■ **EXTRACTED DATA**:
####

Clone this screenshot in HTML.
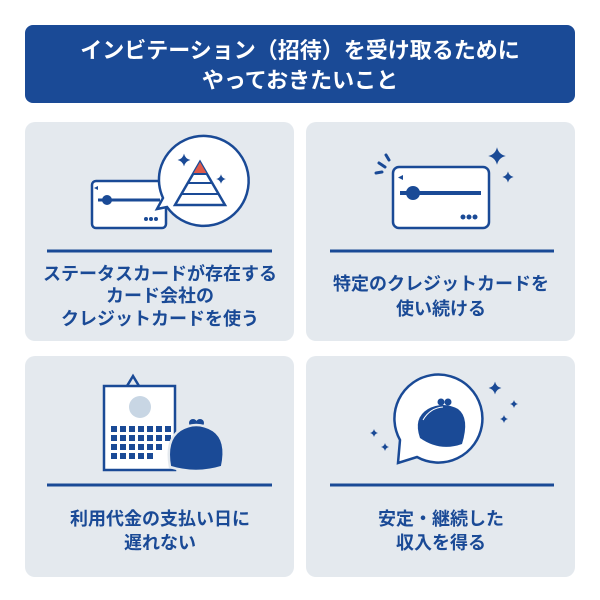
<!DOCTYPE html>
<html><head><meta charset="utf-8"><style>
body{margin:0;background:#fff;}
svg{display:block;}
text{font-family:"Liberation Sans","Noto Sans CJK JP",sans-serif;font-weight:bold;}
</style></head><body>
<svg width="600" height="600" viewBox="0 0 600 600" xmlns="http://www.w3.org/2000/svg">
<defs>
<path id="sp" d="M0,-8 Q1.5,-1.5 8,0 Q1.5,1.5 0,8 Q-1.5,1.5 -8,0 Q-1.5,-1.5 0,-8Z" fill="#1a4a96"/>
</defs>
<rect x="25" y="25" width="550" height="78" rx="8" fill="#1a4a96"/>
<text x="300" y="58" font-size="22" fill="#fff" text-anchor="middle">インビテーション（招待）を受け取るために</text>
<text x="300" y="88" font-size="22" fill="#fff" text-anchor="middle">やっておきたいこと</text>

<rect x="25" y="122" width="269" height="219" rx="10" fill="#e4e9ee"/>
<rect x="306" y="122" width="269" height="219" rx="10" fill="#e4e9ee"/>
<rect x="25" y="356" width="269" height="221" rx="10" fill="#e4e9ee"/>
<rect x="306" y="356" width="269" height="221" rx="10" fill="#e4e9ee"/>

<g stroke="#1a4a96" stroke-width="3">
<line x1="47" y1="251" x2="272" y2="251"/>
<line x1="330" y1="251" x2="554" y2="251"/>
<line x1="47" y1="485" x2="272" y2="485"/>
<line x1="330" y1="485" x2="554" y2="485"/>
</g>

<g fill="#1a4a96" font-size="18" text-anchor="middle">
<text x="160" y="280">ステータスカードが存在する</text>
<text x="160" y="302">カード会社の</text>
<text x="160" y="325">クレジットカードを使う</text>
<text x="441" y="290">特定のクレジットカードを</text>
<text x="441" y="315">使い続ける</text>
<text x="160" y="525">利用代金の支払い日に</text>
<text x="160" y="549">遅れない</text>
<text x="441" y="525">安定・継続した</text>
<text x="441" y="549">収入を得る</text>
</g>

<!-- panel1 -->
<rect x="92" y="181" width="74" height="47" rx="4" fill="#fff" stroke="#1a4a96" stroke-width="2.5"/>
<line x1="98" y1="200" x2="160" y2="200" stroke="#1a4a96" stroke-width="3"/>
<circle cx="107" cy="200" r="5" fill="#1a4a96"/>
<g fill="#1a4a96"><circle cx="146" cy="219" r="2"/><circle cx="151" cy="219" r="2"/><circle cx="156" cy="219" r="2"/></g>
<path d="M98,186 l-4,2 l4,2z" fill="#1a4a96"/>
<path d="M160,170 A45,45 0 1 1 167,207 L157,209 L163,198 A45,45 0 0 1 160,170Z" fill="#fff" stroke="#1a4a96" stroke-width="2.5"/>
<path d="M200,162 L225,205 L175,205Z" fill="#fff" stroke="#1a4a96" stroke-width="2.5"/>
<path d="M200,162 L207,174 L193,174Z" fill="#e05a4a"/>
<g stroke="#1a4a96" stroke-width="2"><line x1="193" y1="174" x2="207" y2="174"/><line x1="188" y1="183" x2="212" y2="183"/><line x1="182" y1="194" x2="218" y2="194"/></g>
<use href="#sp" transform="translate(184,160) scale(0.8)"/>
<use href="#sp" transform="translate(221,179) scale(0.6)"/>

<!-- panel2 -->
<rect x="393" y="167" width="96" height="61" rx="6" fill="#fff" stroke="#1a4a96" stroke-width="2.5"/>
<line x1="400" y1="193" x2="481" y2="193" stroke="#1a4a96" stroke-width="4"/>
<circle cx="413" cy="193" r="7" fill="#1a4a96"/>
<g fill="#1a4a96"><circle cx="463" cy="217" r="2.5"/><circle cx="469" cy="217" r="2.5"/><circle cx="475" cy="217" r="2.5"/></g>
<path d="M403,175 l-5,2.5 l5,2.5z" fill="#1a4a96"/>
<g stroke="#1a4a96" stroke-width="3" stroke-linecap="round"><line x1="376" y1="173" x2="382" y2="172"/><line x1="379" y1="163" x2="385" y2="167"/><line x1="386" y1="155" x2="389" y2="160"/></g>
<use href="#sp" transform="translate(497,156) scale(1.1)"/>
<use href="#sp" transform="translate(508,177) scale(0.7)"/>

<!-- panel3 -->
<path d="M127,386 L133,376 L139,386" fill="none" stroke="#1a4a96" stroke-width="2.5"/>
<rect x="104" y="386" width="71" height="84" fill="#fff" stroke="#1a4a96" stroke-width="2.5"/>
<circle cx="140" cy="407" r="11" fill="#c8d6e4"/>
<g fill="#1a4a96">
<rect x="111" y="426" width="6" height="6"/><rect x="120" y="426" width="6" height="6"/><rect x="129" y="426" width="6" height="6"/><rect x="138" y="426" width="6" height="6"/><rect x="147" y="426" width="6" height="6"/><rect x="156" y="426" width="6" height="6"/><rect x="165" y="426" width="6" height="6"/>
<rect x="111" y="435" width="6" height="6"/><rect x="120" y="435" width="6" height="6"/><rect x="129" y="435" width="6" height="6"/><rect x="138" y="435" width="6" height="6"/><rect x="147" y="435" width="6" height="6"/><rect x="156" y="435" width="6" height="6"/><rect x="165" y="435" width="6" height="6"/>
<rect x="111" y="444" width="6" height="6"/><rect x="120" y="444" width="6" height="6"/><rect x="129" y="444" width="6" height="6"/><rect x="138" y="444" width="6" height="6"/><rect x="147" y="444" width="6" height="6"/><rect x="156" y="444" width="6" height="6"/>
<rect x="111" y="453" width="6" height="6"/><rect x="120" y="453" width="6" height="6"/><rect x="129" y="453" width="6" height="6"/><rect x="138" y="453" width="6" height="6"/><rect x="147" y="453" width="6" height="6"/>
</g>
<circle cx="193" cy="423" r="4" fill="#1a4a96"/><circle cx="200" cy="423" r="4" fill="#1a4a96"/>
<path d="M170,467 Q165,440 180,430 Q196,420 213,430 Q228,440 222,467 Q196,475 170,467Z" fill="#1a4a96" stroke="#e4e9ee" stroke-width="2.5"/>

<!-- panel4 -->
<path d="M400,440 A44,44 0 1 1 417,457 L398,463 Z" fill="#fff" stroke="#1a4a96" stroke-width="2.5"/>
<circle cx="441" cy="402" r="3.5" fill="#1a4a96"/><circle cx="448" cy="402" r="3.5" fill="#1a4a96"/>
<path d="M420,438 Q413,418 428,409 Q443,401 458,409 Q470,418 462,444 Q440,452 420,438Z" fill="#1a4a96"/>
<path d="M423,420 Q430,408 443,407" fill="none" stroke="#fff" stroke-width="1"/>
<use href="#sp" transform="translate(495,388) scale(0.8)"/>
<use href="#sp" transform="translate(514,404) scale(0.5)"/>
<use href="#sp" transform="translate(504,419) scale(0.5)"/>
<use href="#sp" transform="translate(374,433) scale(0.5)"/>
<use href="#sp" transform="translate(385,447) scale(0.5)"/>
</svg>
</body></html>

####

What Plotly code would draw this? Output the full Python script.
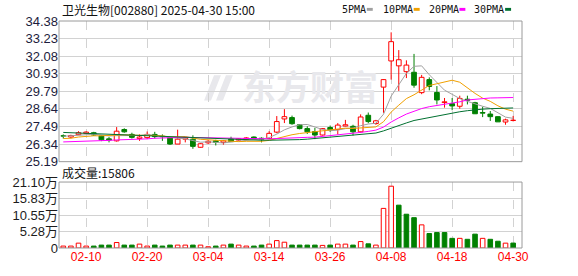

####

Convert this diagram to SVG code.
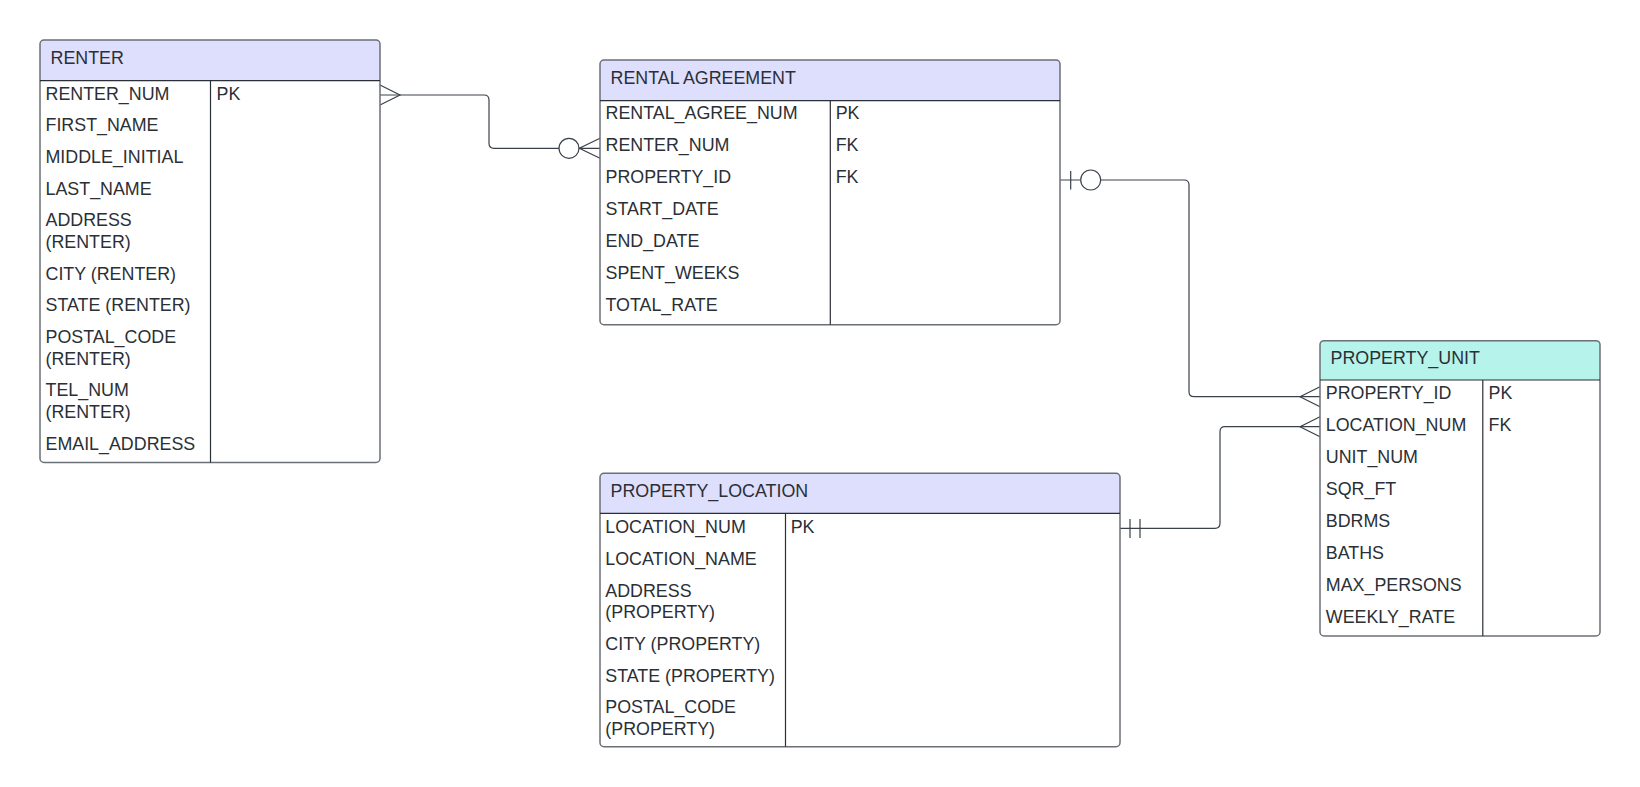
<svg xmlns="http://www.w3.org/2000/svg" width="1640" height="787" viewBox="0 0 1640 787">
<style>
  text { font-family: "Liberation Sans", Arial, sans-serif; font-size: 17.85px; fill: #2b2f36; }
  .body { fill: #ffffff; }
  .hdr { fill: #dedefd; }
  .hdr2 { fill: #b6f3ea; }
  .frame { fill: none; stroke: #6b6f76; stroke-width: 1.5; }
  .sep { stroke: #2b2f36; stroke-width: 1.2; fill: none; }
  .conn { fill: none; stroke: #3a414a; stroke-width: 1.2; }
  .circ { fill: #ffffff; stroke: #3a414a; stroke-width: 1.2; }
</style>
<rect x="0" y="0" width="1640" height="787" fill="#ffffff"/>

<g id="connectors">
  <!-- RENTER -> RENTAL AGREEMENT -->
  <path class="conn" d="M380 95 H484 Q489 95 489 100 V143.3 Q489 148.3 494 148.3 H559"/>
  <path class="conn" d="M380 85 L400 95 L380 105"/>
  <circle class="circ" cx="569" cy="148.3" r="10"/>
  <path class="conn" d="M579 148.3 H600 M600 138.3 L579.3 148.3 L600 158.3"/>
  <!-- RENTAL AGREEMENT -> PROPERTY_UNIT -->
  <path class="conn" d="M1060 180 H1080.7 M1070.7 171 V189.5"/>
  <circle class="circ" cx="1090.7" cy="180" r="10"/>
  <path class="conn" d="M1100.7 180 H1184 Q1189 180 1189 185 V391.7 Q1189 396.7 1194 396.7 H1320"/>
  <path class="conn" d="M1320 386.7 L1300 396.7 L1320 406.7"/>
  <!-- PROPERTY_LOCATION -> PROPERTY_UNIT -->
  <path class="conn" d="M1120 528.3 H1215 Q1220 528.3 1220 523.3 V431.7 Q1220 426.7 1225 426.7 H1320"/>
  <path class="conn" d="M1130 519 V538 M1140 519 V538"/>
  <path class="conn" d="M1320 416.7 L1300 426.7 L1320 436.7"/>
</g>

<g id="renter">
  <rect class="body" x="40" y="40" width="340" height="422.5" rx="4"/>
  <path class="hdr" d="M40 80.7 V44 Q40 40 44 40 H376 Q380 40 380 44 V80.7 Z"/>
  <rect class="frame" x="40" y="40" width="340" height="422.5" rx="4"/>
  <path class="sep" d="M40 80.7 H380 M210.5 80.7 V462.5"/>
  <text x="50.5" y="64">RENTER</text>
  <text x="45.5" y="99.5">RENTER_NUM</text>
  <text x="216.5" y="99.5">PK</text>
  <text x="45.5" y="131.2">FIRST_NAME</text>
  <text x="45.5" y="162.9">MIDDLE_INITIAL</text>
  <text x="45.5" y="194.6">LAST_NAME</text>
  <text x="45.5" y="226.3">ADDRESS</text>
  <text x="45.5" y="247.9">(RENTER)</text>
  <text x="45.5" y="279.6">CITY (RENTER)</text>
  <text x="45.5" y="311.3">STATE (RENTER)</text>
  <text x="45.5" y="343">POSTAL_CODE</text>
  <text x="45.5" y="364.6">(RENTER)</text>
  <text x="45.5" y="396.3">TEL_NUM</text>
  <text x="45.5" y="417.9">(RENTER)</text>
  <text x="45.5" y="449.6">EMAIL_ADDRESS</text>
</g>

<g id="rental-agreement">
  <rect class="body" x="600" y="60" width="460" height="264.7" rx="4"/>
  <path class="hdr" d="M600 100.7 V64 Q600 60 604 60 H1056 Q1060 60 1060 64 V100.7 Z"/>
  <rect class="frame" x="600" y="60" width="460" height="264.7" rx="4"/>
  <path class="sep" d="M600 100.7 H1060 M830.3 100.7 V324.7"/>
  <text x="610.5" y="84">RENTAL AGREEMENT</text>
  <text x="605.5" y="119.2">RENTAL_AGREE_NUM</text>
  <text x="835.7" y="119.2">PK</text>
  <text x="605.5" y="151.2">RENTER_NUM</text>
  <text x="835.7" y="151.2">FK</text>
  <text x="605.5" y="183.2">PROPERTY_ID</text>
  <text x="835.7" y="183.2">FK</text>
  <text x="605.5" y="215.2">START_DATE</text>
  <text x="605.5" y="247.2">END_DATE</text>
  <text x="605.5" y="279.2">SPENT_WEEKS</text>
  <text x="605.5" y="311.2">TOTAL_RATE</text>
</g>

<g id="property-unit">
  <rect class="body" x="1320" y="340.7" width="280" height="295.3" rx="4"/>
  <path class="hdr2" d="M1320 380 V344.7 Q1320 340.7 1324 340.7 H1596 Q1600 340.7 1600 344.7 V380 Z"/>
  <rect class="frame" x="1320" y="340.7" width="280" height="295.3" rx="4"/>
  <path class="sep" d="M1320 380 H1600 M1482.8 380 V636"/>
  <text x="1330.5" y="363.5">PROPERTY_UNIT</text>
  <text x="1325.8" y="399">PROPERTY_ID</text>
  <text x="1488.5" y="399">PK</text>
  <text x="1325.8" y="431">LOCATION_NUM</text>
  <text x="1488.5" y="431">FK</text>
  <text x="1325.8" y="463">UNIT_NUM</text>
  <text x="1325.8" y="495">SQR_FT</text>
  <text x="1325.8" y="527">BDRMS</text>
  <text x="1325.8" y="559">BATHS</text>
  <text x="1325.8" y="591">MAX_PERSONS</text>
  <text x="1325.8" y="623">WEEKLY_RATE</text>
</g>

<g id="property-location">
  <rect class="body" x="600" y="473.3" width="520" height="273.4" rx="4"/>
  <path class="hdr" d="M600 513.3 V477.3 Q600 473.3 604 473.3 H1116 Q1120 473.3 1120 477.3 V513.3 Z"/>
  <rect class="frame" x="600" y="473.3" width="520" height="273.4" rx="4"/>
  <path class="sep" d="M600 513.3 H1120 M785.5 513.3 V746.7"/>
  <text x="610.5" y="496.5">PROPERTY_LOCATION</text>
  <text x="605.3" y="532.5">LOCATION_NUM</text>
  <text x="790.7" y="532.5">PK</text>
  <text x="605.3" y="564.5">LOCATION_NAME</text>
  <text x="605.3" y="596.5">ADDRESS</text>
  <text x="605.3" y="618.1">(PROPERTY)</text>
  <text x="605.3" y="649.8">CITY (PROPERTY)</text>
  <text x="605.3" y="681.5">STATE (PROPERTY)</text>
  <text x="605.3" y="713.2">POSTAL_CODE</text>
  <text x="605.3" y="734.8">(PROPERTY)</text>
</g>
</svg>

####

■ **DIRECTIONS**: Look for "this" and pull out every line that has it.

■ **CORRECT OUTPUT**:
Clone this screenshot in HTML.
What Plotly code would draw this? Output the full Python script.
Convert this diagram to SVG code.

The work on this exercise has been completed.